Si può certamente credere che un tal padre della patria fosse in dubbio, se dovesse o no affidare il sommo potere al carattere incerto ed incostante del suo parente Adriano. Nei suoi ultimi momenti l’Imperatrice Plotina o determinò artificiosamente l’irresoluzione di Traiano, o arditamente suppose una finta adozione2, della cui verità sarebbe stato pericoloso il disputare, ed Adriano fu pacificamente riconosciuto come suo legittimo successore. Sotto il suo regno, come abbiamo già detto, l’Impero fiorì in pace ed in prosperità. Egli incoraggiò le arti, riformò le leggi, assicurò la disciplina militare, e visitò tutte le province in persona. Il suo ingegno vasto ed attivo sapeva egualmente levarsi alle più estese mire, e discendere alle più minute particolarità del governo civile; ma le passioni sue dominanti erano la curiosità e la vanità. Secondo che queste in lui prevalevano, e secondo i diversi oggetti che le eccitavano, Adriano si mostrò, a vicenda, principe eccellente, sofista ridicolo, e geloso tiranno. In

  1. Felicior Augusto, melior Traiano: Eutrop. VIII, 5.

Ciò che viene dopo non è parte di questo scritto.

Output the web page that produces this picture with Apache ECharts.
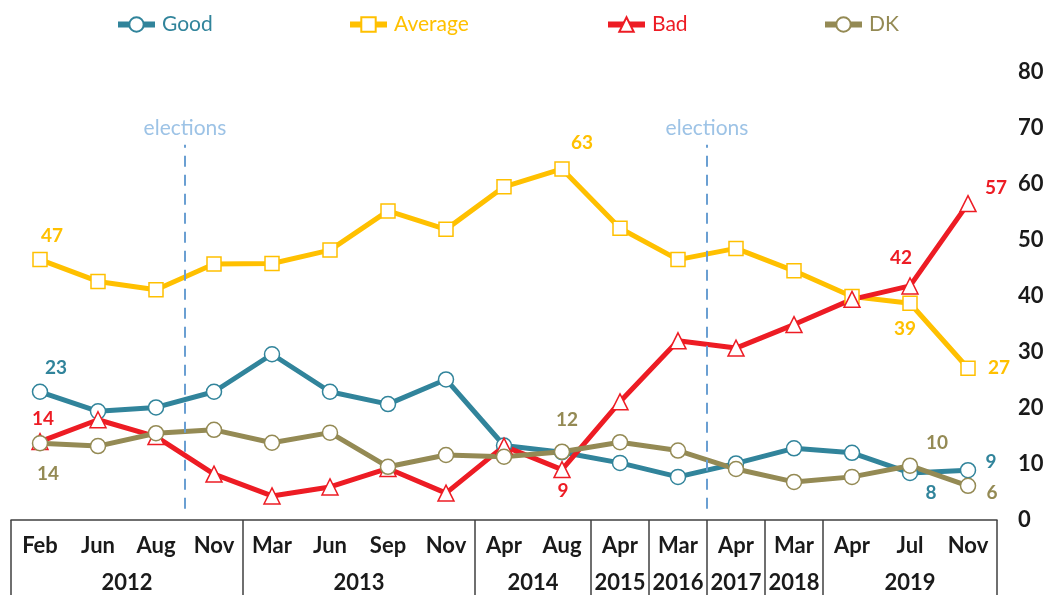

  2. Dione lib. LXIX, p, 1249 considera il tutto come una finzione sopra l’autorità di suo padre, ch’essendo governatore della provincia, nella quale morì Traiano, potea facilmente sviluppare questo mistero. Dodwell. Praelect, Cambden XVII. ha sostenuto che Adriano, essendo Traiano vivente, fu designato suo successore.